A number of issues will be on the table during her time there - not the least of which, of course, is China and America's interests in the region in the wake of the ASEAN summit. Clinton has specifically denied to the local press that the U.S. seeks to "contain" China, but it never hurts to reach certain understandings.

Besides the normal security discussions, economic interests will also be a prominent concern. As the Wall Street Journal recently noted, the rebounding export market and domestic consumption have outpaced expectations, and the key now is to reinvigorate private investment - which Malaysia can probably attract via continued transparency reforms, anti-corruption efforts and moving the oft-cited affirmative action policies toward a merit-based solution. Attracting more private investment doesn't require these steps, but they'd grease the skids.

Yet Clinton's visit also brings up a broader signal as well as a need for engagement in the context of more long-term interests. Robert Kaplan raised a similar issue in a Los Angeles Times piece last week concerning the effects on Islam of market globalization:

Yet this new, postmodern Islam with a hard Middle Eastern edge is ramming up against another import: the glitzy materialism that in Malaysia and Indonesia is associated with nominally communist China. This is the real "clash of civilizations" going on. Americans thought they owned the face of global capitalism after the collapse of the Berlin Wall; it turns out that in Islamic East Asia, the Chinese do. Ethnic Chinese own many of the spanking new malls packed with Louis Vuitton, Versace and other designer stores, the places to observe women in the most fashionable silk jilbabs and the most revealing, sophisticated dress. In Muslim Southeast Asia, modesty often stops at the neck.

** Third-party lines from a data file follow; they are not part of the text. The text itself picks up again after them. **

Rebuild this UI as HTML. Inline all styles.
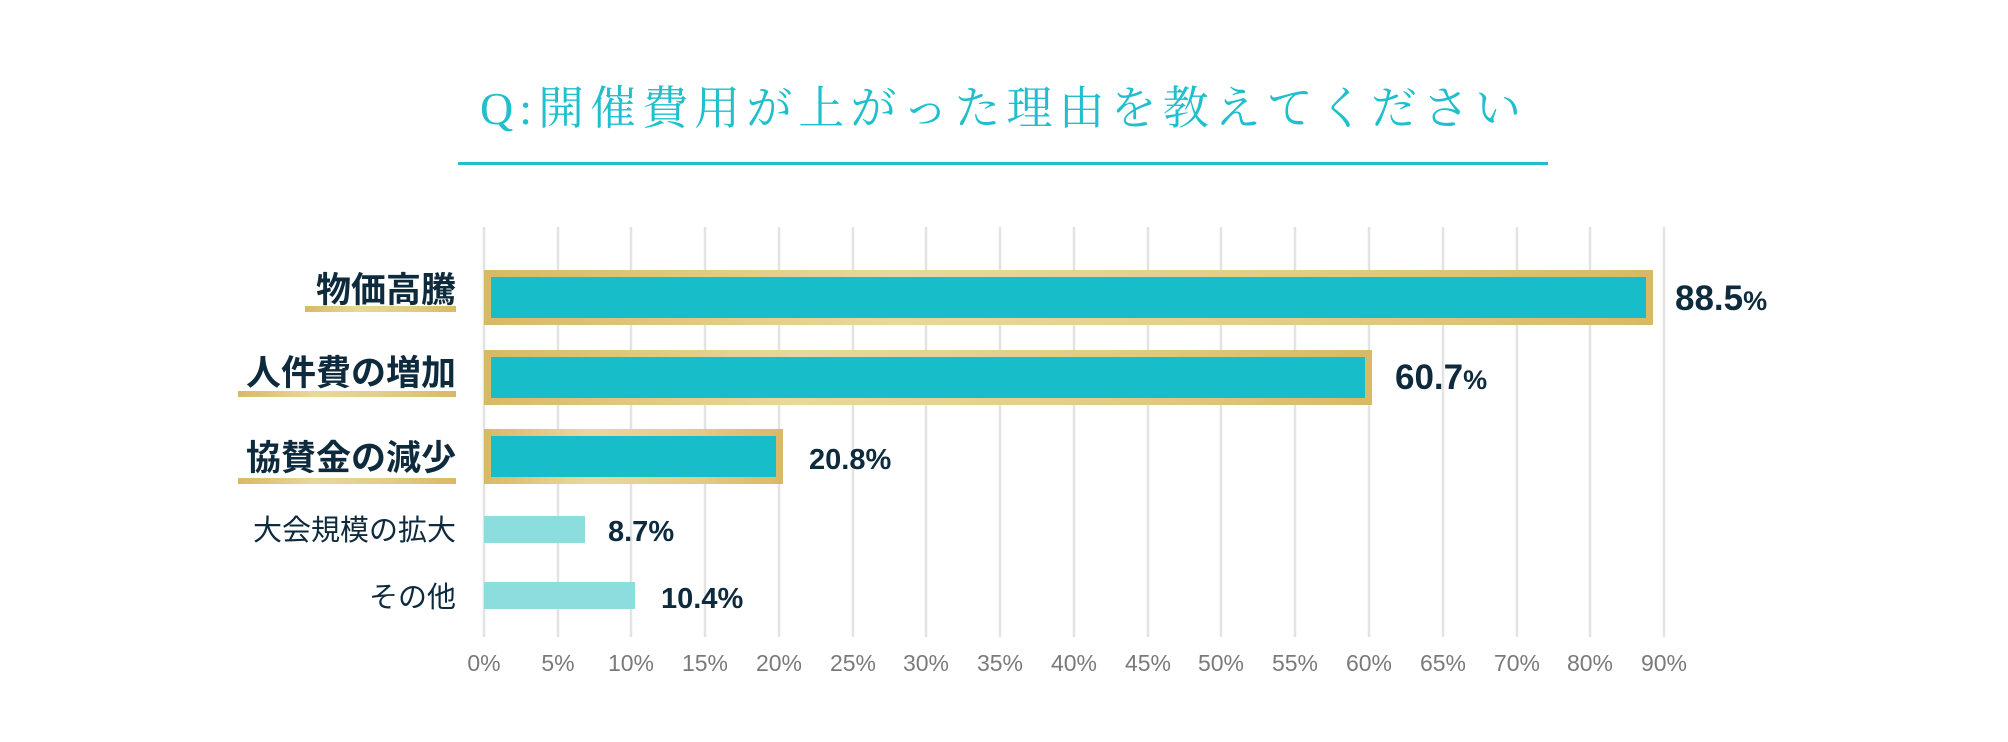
<!DOCTYPE html>
<html><head><meta charset="utf-8"><style>
html,body{margin:0;padding:0;background:#fff;}
svg{display:block;}
</style></head><body>
<svg width="2008" height="742" viewBox="0 0 2008 742" xmlns="http://www.w3.org/2000/svg">
<defs>
<linearGradient id="g" x1="0" x2="1" y1="0" y2="0">
<stop offset="0" stop-color="#d8b965"/><stop offset="0.35" stop-color="#e9d89c"/><stop offset="0.7" stop-color="#e2cc86"/><stop offset="1" stop-color="#d8b965"/>
</linearGradient>
</defs>
<text x="480" y="124" font-family="'Liberation Serif','Noto Serif CJK SC',serif" font-size="46" fill="#1fbfcc" textLength="1041" lengthAdjust="spacing">Q:開催費用が上がった理由を教えてください</text>
<rect x="458" y="162" width="1090" height="3" fill="#1fbfcc"/>
<g stroke="#e3e3e3" stroke-width="2.5">
<line x1="484" y1="227" x2="484" y2="637"/><line x1="558" y1="227" x2="558" y2="637"/><line x1="631" y1="227" x2="631" y2="637"/><line x1="705" y1="227" x2="705" y2="637"/><line x1="779" y1="227" x2="779" y2="637"/><line x1="853" y1="227" x2="853" y2="637"/><line x1="926" y1="227" x2="926" y2="637"/><line x1="1000" y1="227" x2="1000" y2="637"/><line x1="1074" y1="227" x2="1074" y2="637"/><line x1="1148" y1="227" x2="1148" y2="637"/><line x1="1221" y1="227" x2="1221" y2="637"/><line x1="1295" y1="227" x2="1295" y2="637"/><line x1="1369" y1="227" x2="1369" y2="637"/><line x1="1443" y1="227" x2="1443" y2="637"/><line x1="1517" y1="227" x2="1517" y2="637"/><line x1="1590" y1="227" x2="1590" y2="637"/><line x1="1664" y1="227" x2="1664" y2="637"/>
</g>
<g font-family="'Liberation Sans','Noto Sans CJK JP',sans-serif" font-size="23" fill="#7a7a7a" text-anchor="middle">
<text x="484" y="671">0%</text><text x="558" y="671">5%</text><text x="631" y="671">10%</text><text x="705" y="671">15%</text><text x="779" y="671">20%</text><text x="853" y="671">25%</text><text x="926" y="671">30%</text><text x="1000" y="671">35%</text><text x="1074" y="671">40%</text><text x="1148" y="671">45%</text><text x="1221" y="671">50%</text><text x="1295" y="671">55%</text><text x="1369" y="671">60%</text><text x="1443" y="671">65%</text><text x="1517" y="671">70%</text><text x="1590" y="671">80%</text><text x="1664" y="671">90%</text>
</g>
<rect x="484" y="270" width="1169" height="55" fill="url(#g)"/><rect x="491" y="277" width="1155" height="41" fill="#17bdc9"/>
<rect x="484" y="350" width="888" height="55" fill="url(#g)"/><rect x="491" y="357" width="874" height="41" fill="#17bdc9"/>
<rect x="484" y="429" width="299" height="55" fill="url(#g)"/><rect x="491" y="436" width="285" height="41" fill="#17bdc9"/>
<rect x="484" y="516" width="101" height="27" fill="#8cdede"/>
<rect x="484" y="582" width="151" height="27" fill="#8cdede"/>
<rect x="305" y="306" width="151" height="6" fill="url(#g)"/>
<rect x="238" y="391" width="218" height="6" fill="url(#g)"/>
<rect x="238" y="478" width="218" height="6" fill="url(#g)"/>
<g font-family="'Liberation Sans','Noto Sans CJK JP',sans-serif" fill="#0e2a3d" text-anchor="end">
<text x="456" y="302" font-size="35" font-weight="bold">物価高騰</text>
<text x="456" y="385" font-size="35" font-weight="bold">人件費の増加</text>
<text x="456" y="470" font-size="35" font-weight="bold">協賛金の減少</text>
<text x="456" y="540" font-size="29">大会規模の拡大</text>
<text x="456" y="607" font-size="29">その他</text>
</g>
<g font-family="'Liberation Sans',sans-serif" fill="#0e2a3d" font-weight="bold">
<text x="1675" y="310" font-size="35">88.5<tspan font-size="27">%</tspan></text>
<text x="1395" y="389" font-size="35">60.7<tspan font-size="27">%</tspan></text>
<text x="809" y="469" font-size="29">20.8%</text>
<text x="608" y="541" font-size="29">8.7%</text>
<text x="661" y="608" font-size="29">10.4%</text>
</g>
</svg>
</body></html>
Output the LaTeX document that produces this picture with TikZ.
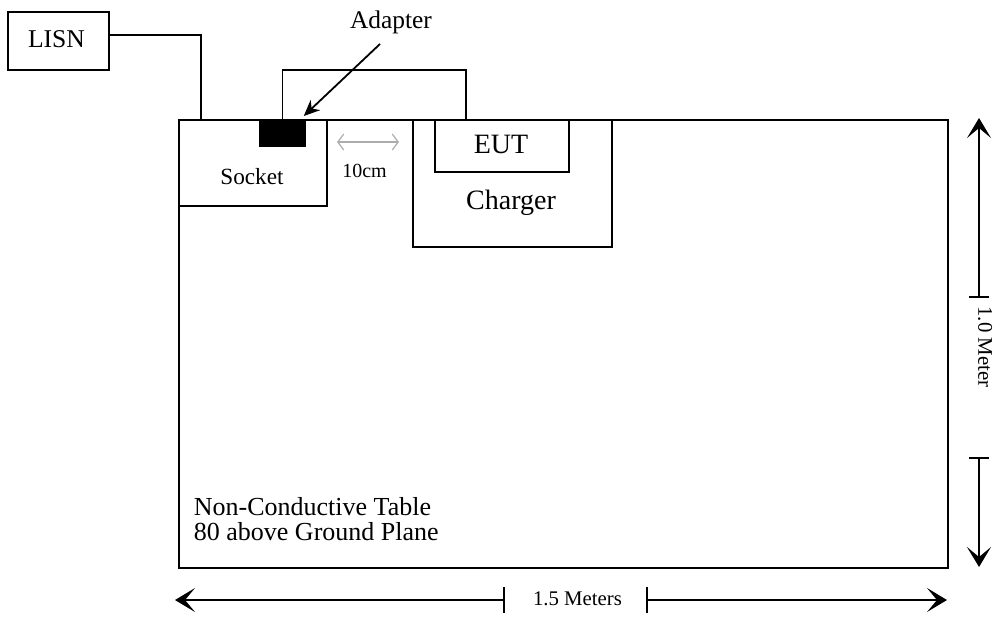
\documentclass[tikz,border=0pt]{standalone}
\usepackage{fontspec}
\setmainfont{Liberation Serif}
\usetikzlibrary{arrows.meta,calc,positioning}
\newcommand{\fsz}[1]{\fontsize{#1}{12.5}\selectfont}

\begin{document}
\begin{tikzpicture}[x=0.5pt,y=-0.5pt,line width=0.9pt,
    box/.style={draw,inner sep=0pt,anchor=north west},
    dimline/.style={line width=0.8pt,-{Stealth[length=10pt,width=12pt,inset=5pt]}}]
  \useasboundingbox (0,0) rectangle (999,618);
  % table and the things on it
  \node[box,minimum width=384.5pt,minimum height=224pt] (table) at (178,119) {};
  \node[box,minimum width=74pt,minimum height=43pt] (socket) at (178,119) {};
  \node[box,minimum width=99.5pt,minimum height=63.5pt] (charger) at (412,119) {};
  \node[box,minimum width=67pt,minimum height=26pt] (eut) at (434,119) {};
  \node[box,fill=black,minimum width=22.5pt,minimum height=13pt] (adapter) at (259,119) {};
  \node[draw,inner sep=0pt,minimum width=50.5pt,minimum height=29pt] (lisn) at (58.5,41) {};
  \node[anchor=base,font=\fsz{12.8}] (lisntxt) at (56.5,47) {LISN};
  \node[anchor=base,font=\fsz{11.6}] (sockettxt) at (252,184) {Socket};
  \node[anchor=base,font=\fsz{14}] (euttxt) at (501,153) {EUT};
  \node[anchor=base,font=\fsz{14}] (chargertxt) at (511,209) {Charger};
  \node[anchor=base,font=\fsz{12.7}] (adaptertxt) at (391,28) {Adapter};
  \node[anchor=base west,font=\fsz{13},align=left,inner sep=0pt] (tabletxt) at (193,540)
      {Non-Conductive Table\\80 above Ground Plane};
  % wires
  \coordinate (lisnin) at (201,119);
  \coordinate (eutin) at (466,119);
  \draw ($(lisn.east)+(0,-6)$) -| (lisnin);
  \draw (adapter.north) -- ++(0,-49) -| (eutin);
  \draw[-{Stealth[length=8pt,width=7pt]}] ($(adaptertxt.south)+(-11,3)$) -- ($(adapter.north east)+(-2,-3)$);
  % 10 cm gap
  \coordinate (gapl) at (337,142);
  \coordinate (gapr) at (399,142);
  \draw[gray!65,line width=0.6pt,{Straight Barb[length=3pt,width=8pt]}-{Straight Barb[length=3pt,width=8pt]}] (gapl) -- (gapr);
  \node[anchor=base,font=\fsz{10}] (gaptxt) at (364.5,177) {10cm};
  % 1.0 meter
  \coordinate (vtop) at (979,118);
  \coordinate (vbot) at (979,567);
  \coordinate (vt1) at (979,297);
  \coordinate (vt2) at (979,458);
  \draw[dimline] (vt1) -- (vtop);
  \draw[dimline] (vt2) -- (vbot);
  \draw[line width=0.8pt] ($(vt1)+(-10,0)$) -- ++(20,0) ($(vt2)+(-10,0)$) -- ++(20,0);
  \node[rotate=-90,font=\fsz{10.4}] (vtxt) at (985,347) {1.0 Meter};
  % 1.5 meters
  \coordinate (hl) at (175,600);
  \coordinate (hr) at (947,600);
  \coordinate (ht1) at (504,600);
  \coordinate (ht2) at (647,600);
  \draw[dimline] (ht1) -- (hl);
  \draw[dimline] (ht2) -- (hr);
  \draw[line width=0.8pt] ($(ht1)+(0,-13)$) -- ++(0,26) ($(ht2)+(0,-13)$) -- ++(0,26);
  \node[anchor=base,font=\fsz{10.4}] (htxt) at (577.5,605) {1.5 Meters};
\end{tikzpicture}
\end{document}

Malaysia's path as a developing nation is one that seems all the more important in the context of the continued clash around the world concerning our views on radical Muslims and the pursuit of true moderates. The recent arrest of the would-be Metro bomber in Northern Virginia, the UPS plane bomb threat and other incidents are all present in the minds of many American voters this week. That is, sad to say, the face of Islam for many Americans.

If U.S. engagement with moderate Islam is to have a future, that future may well be in Malaysia and other pockets of the Muslim world that have turned to embrace global capitalism. And if the face of Islam in America is going to become more moderate and approachable, then I suspect it will take more than just bilateral talks once every decade and a half.